Ignacio Camacho-ABC
- Hablando con propiedad, Camila Acosta aún no es libre, por desgracia. Simplemente ha dejado de estar secuestrada
Camila Acosta ha estado cuatro días detenida, secuestrada más bien, pero presa lleva mucho más tiempo, casi toda su vida. Como su familia, como todos los cubanos que continúan residiendo en la isla. Estar preso significa carecer de libertad y en ese sentido Cuba entera es una gigantesca cárcel, una prisión donde los cautivos pueden -aunque no siempre- caminar por la calle porque no existe manera de escaparse. Sólo que a diferencia de los presos de los países democráticos, están privados de sus derechos fundamentales. Los que disfruta esa sedicente izquierda que desde fuera apoya al castrismo sin solidarizarse con un pueblo sometido a toda clase de penalidades. Esos progresistas de salón que de vez en cuando reciben en La Habana trato de invitados oficiales mientras desprecian a la oposición que se juega el tipo por intentar mostrarles la realidad sin maquillaje de ese paraíso en el que ya no quiere vivir nadie.
Hay un componente de disonancia cognitiva voluntaria en la persistente fascinación europea por el mito revolucionario, en el obstinado, ciego rechazo de las evidencias degradantes, brutales, de un régimen tiránico. La pobreza recurrente, el largo fracaso del desarrollo social, el colapso del encomiadísimo -otra leyenda- sistema sanitario y la carencia de bienes básicos aún podrían encontrar un improbable, remoto descargo en la marchita coartada del bloqueo norteamericano. Pero cómo es posible disculpar sin escándalo la represión, la violencia, la censura, el asfixiante clima de dogmatismo totalitario, el espionaje vecinal, el control obsesivo y puntilloso de la vida cotidiana por el aparato del Estado. Qué tipo de disfunción no ya psicológica sino moral da soporte en el mundo contemporáneo a la miserable comprensión de un atropello sistemático contra once millones de ciudadanos. Quién puede creerse con legitimidad para absolver en nombre de un rancio ideal iluminado los crímenes de una casta de autócratas atornillados al poder desde hace sesenta años. Dónde queda la superioridad moral de una ideología incapaz de albergar sentimientos humanitarios sobre el drama de un país políticamente oprimido, civilmente destruido y económicamente estrangulado.
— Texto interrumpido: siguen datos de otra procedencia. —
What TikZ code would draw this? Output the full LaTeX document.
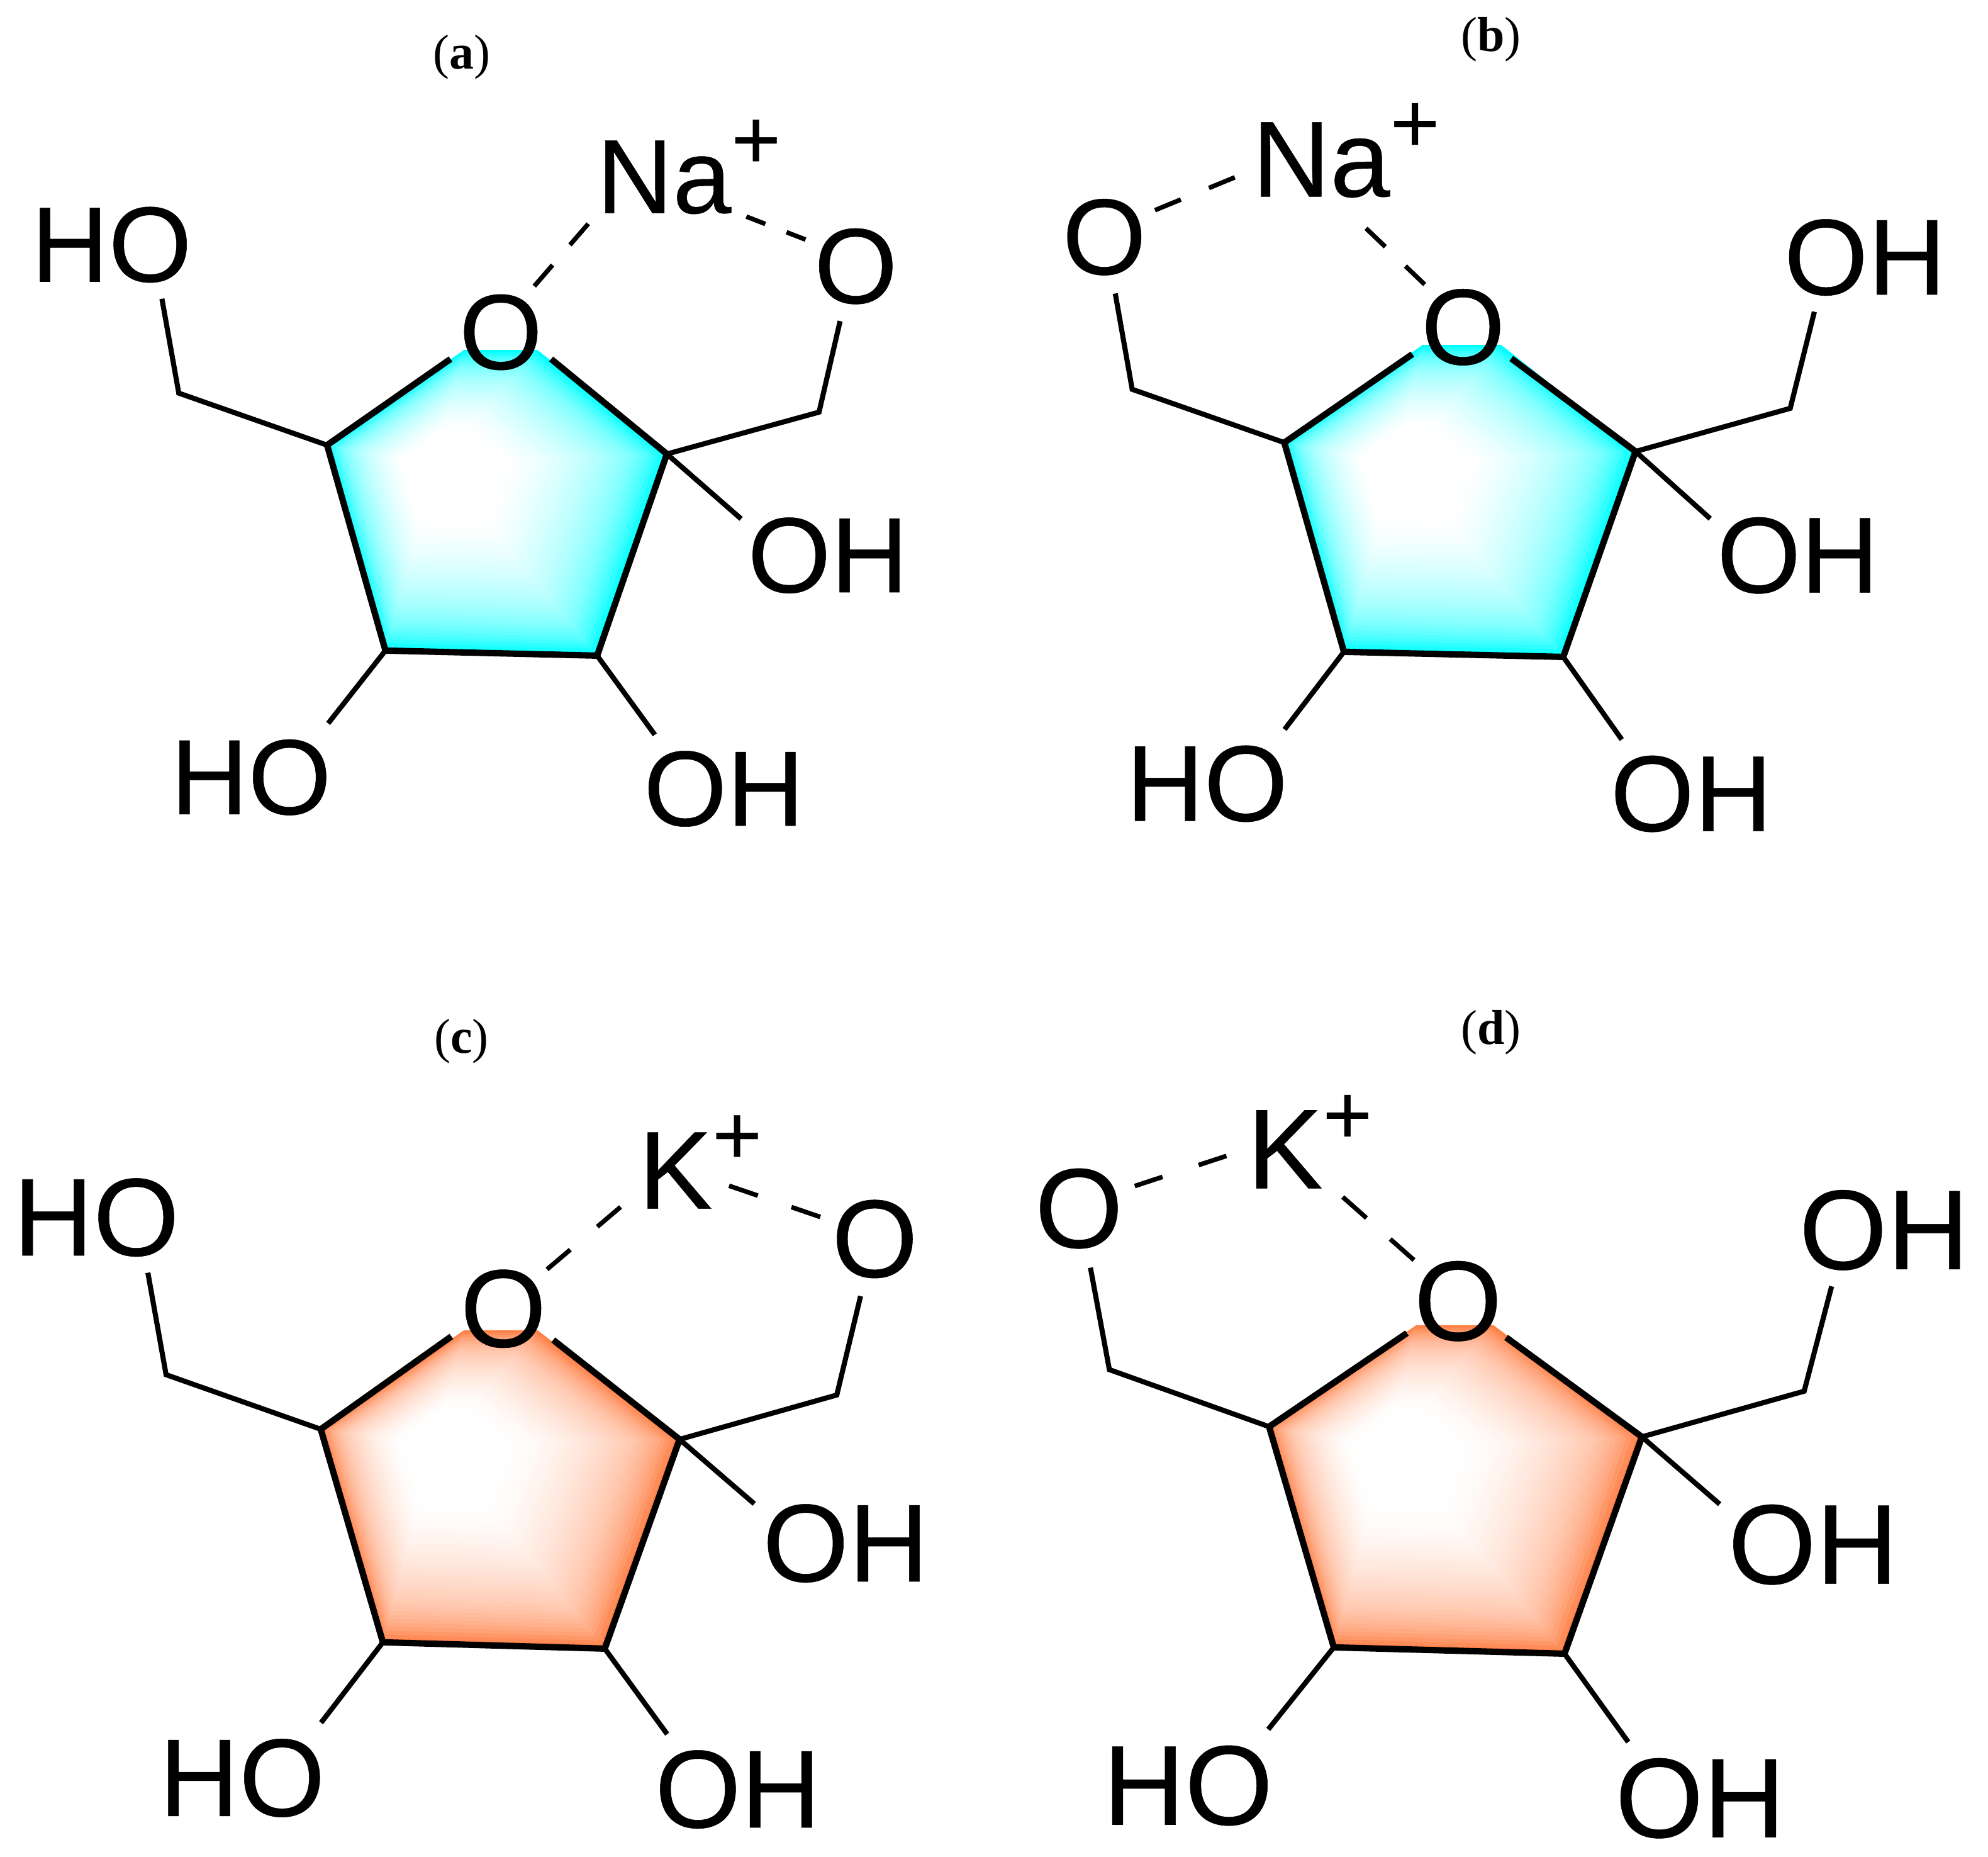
\documentclass[tikz,border=0pt]{standalone}
\usepackage{fontspec}
\setmainfont[FakeBold=.3]{Liberation Sans}
\newfontfamily\capfont{Liberation Serif}
\definecolor{glowcyan}{RGB}{0,255,255}
\definecolor{gloworange}{RGB}{255,128,70}
\newcommand{\ionplus}{\raisebox{.35cm}{\fontsize{19}{19}\selectfont +}}
\newcommand{\ringglow}[4]{
  \foreach \i in {0,...,35}{
    \pgfmathsetmacro{\s}{1-\i*.02}
    \pgfmathsetmacro{\t}{max(1-\i/35,0)}
    \pgfmathsetmacro{\p}{64*\t*\t^.5+36*\t*\t*\t*\t*\t*\t*\t*\t}
    \begin{scope}[shift={(#2,#3)},scale=\s,shift={(-#2,-#3)}]
      \fill[#1!\p!white] #4;
    \end{scope}
  }
}
\tikzset{
  lab/.style={font=\fontsize{#1}{#1}\selectfont,inner sep=.12cm},
  oxy/.style={font=\fontsize{#1}{#1}\selectfont,circle,inner sep=0pt,minimum size=.88cm},
  ion/.style={font=\fontsize{#1}{#1}\selectfont,inner sep=0pt,anchor=base west},
  panelcap/.style={font=\capfont\fontsize{11}{11}\selectfont},
  ringbond/.style={line width=.05cm,line join=miter},
  sidebond/.style={line width=.04cm,line join=miter},
  hbond/.style 2 args={line width=.036cm,dash pattern=on #1cm off #2cm}
}
\begin{document}
\begin{tikzpicture}[x=.01cm,y=-.01cm]
  \useasboundingbox (0,0) rectangle (1568,1464);
  \ringglow{glowcyan}{344}{368}{(258,351) -- (366,276) -- (424,276) -- (526,358) -- (471,517) -- (304,513) -- cycle}
  \ringglow{glowcyan}{1102}{366}{(1013,349) -- (1122,272) -- (1184,272) -- (1290,356) -- (1233,518) -- (1060,514) -- cycle}
  \ringglow{gloworange}{344}{1139}{(253,1127) -- (366,1049) -- (424,1049) -- (536,1135) -- (477,1300) -- (302,1295) -- cycle}
  \ringglow{gloworange}{1095}{1142}{(1001,1125) -- (1117,1045) -- (1178,1045) -- (1295,1133) -- (1234,1304) -- (1052,1299) -- cycle}

  \node[panelcap] (capa) at (364,45) {(\textbf{a})};
  \node[panelcap] (capb) at (1176,31) {(\textbf{b})};
  \node[panelcap] (capc) at (364,821) {(\textbf{c})};
  \node[panelcap] (capd) at (1176,814) {(\textbf{d})};

  \coordinate (a1) at (258,351);
  \coordinate (a2) at (526,358);
  \coordinate (a3) at (471,517);
  \coordinate (a4) at (304,513);
  \coordinate (a5) at (141,310);
  \coordinate (a6) at (646,325);
  \node[oxy=24] (ringa) at (395,262) {O};
  \node[oxy=24] (oa) at (675,210) {O};
  \node[ion=23.6] (naa) at (470,168) {Na\ionplus};
  \node[lab=24] (hoa1) at (88,193) {HO};
  \node[lab=24] (oha2) at (653,438) {OH};
  \node[lab=24] (hoa3) at (198,613) {HO};
  \node[lab=24] (oha4) at (571,622) {OH};
  \draw[ringbond] (ringa.-152) -- (a1) -- (a4) -- (a3) -- (a2) -- (ringa.-28);
  \draw[sidebond] (a1) -- (a5) -- (hoa1.-47);
  \draw[sidebond] (a2) -- (a6) -- (oa.-106);
  \draw[sidebond,shorten >=-.1cm] (a2) -- (oha2.155);
  \draw[sidebond] (a4) -- (hoa3.35);
  \draw[sidebond] (a3) -- (oha4.142);
  \draw[hbond={.22}{.21}] (ringa.54) -- (naa.south west);
  \draw[hbond={.16}{.18}] (oa.152) -- (naa.-42);

  \coordinate (b1) at (1013,349);
  \coordinate (b2) at (1290,356);
  \coordinate (b3) at (1233,518);
  \coordinate (b4) at (1060,514);
  \coordinate (b5) at (893,307);
  \coordinate (b6) at (1412,322);
  \node[oxy=24.2] (ringb) at (1154,258) {O};
  \node[oxy=24.2] (ob) at (871,187) {O};
  \node[ion=24.2] (nab) at (987,155) {Na\ionplus};
  \node[lab=24.2] (ohb1) at (1471,203) {OH};
  \node[lab=24.2] (ohb2) at (1418,438) {OH};
  \node[lab=24.2] (hob3) at (952,618) {HO};
  \node[lab=24.2] (ohb4) at (1334,626) {OH};
  \draw[ringbond] (ringb.-152) -- (b1) -- (b4) -- (b3) -- (b2) -- (ringb.-33);
  \draw[sidebond] (b1) -- (b5) -- (ob.-79);
  \draw[sidebond] (b2) -- (b6) -- (ohb1.-133);
  \draw[sidebond,shorten >=-.1cm] (b2) -- (ohb2.155);
  \draw[sidebond] (b4) -- (hob3.35);
  \draw[sidebond] (b3) -- (ohb4.142);
  \draw[hbond={.22}{.24}] (ob.28) -- (nab.192);
  \draw[hbond={.21}{.22},shorten >=.15cm] (ringb.132) -- (nab.-103);

  \coordinate (c1) at (253,1127);
  \coordinate (c2) at (536,1135);
  \coordinate (c3) at (477,1300);
  \coordinate (c4) at (302,1295);
  \coordinate (c5) at (131,1084);
  \coordinate (c6) at (660,1100);
  \coordinate (kc) at (575,935);
  \node[oxy=24.8] (ringc) at (397,1032) {O};
  \node[oxy=24.8] (oc) at (690,977) {O};
  \node[ion=24.8] (kpc) at (503,953) {K\ionplus};
  \node[lab=24.8] (hoc1) at (76,960) {HO};
  \node[lab=24.8] (ohc2) at (667,1217) {OH};
  \node[lab=24.8] (hoc3) at (191,1402) {HO};
  \node[lab=24.8] (ohc4) at (582,1411) {OH};
  \draw[ringbond] (ringc.-152) -- (c1) -- (c4) -- (c3) -- (c2) -- (ringc.-32);
  \draw[sidebond] (c1) -- (c5) -- (hoc1.-47);
  \draw[sidebond] (c2) -- (c6) -- (oc.-104);
  \draw[sidebond,shorten >=-.08cm] (c2) -- (ohc2.155);
  \draw[sidebond] (c4) -- (hoc3.35);
  \draw[sidebond] (c3) -- (ohc4.142);
  \draw[hbond={.24}{.28}] (ringc.42) -- (kpc.206);
  \draw[hbond={.24}{.28}] (oc.158) -- (kc);

  \coordinate (d1) at (1001,1125);
  \coordinate (d2) at (1295,1133);
  \coordinate (d3) at (1234,1304);
  \coordinate (d4) at (1052,1299);
  \coordinate (d5) at (875,1080);
  \coordinate (d6) at (1423,1097);
  \node[oxy=25.4] (ringd) at (1150,1026) {O};
  \node[oxy=25.4] (od) at (851,953) {O};
  \node[ion=25.4] (kpd) at (983,937) {K\ionplus};
  \node[lab=25.4] (ohd1) at (1486,970) {OH};
  \node[lab=25.4] (ohd2) at (1430,1218) {OH};
  \node[lab=25.4] (hod3) at (937,1408) {HO};
  \node[lab=25.4] (ohd4) at (1341,1418) {OH};
  \draw[ringbond] (ringd.-148) -- (d1) -- (d4) -- (d3) -- (d2) -- (ringd.-37);
  \draw[sidebond] (d1) -- (d5) -- (od.-79);
  \draw[sidebond] (d2) -- (d6) -- (ohd1.-133);
  \draw[sidebond,shorten >=-.08cm] (d2) -- (ohd2.155);
  \draw[sidebond] (d4) -- (hod3.35);
  \draw[sidebond] (d3) -- (ohd4.142);
  \draw[hbond={.23}{.30}] (od.22) -- (kpd.187);
  \draw[hbond={.25}{.25}] (ringd.137) -- (kpd.-63);
\end{tikzpicture}
\end{document}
No se trata de una cuestión de terminología -pues claro que es una dictadura, ¿qué si no?- sino de fibra ética, de integridad intelectual, de limpieza de espíritu, de noción elemental de la justicia. En el mundo moderno no ha lugar a la empatía, tácita o explícita, lineal u oblicua, con poderes autoritarios ni con mandatarios liberticidas, y menos desde una autoproclamada convicción progresista. El Gobierno español y sus socios se han enredado en esa estúpida batalla nominal que los retrata, pero el problema está en los conceptos y en las actitudes, no en las palabras. Hablando con propiedad, Camila todavía no es libre, por desgracia. Simplemente ha dejado de estar encerrada.